Can I then do a query on the books table to see which books are related to one subject?
Upvotes: 1
Views: 2965
Reputation: 108370
This is a many-to-many relationship, not a one-to-many relationship. (A book can have several subjects, and a subject can have several books.)
The normative pattern is to implement a third table to store the "relationship" between books and subjects.
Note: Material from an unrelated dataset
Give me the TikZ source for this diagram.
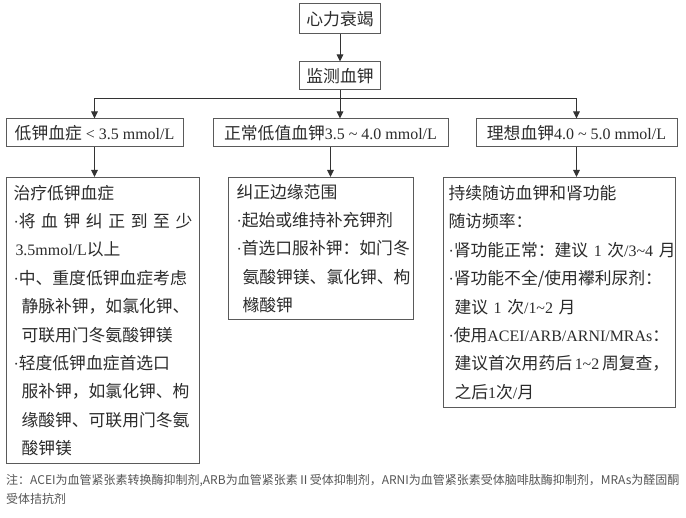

As an example of a minimal relationship table:
CREATE TABLE books_subjects
( subjects_id INT(11) NOT NULL COMMENT 'PK, FK ref subjects(id)'
, books_id INT(11) NOT NULL COMMENT 'PK, FK ref books(id)'
, PRIMARY KEY (subjects_id, books_id)
);
For InnoDB, we can define the foreign key constraints:
ALTER TABLE books_subjects ADD CONSTRAINT FK_books_subjects_books
FOREIGN KEY (books_id) REFERENCES books(id);
ALTER TABLE books_subjects ADD CONSTRAINT FK_books_subjects_subjects
FOREIGN KEY (subjects_id) REFERENCES subjects(id);
This effectively resolves the many-to-many relationship into two one-to-many relationships.
A books
can have multiple books_subjects
, but a books_subjects
is related to exactly one books
.
A subjects
can have multiple books_subjects
, but a books_subjects
is related to exactly one subjects
.
Queries to retrieve books
related to a particular subjects
would involve a JOIN operation to the books_subjects
table.
For example, to find all books
of particular subjects
:
SELECT b.id
, b.title
FROM books b
JOIN books_subjects j
ON j.books_id = b.id
JOIN subjects s
ON s.id = j.subjects_id
WHERE s.subjects = 'Psychology'
ORDER BY b.title
To find books
that don't have any subjects
, e.g.
SELECT b.id
, b.title
FROM books b
LEFT
JOIN books_subjects j
ON j.books_id = b.id
WHERE j.books_id IS NULL
ORDER BY b.title
NOTE: I typically use singular names for tables. So, there would be a lot fewer "s" characters in my column names and foreign key names. I may have omitted an "s" or two in my typing.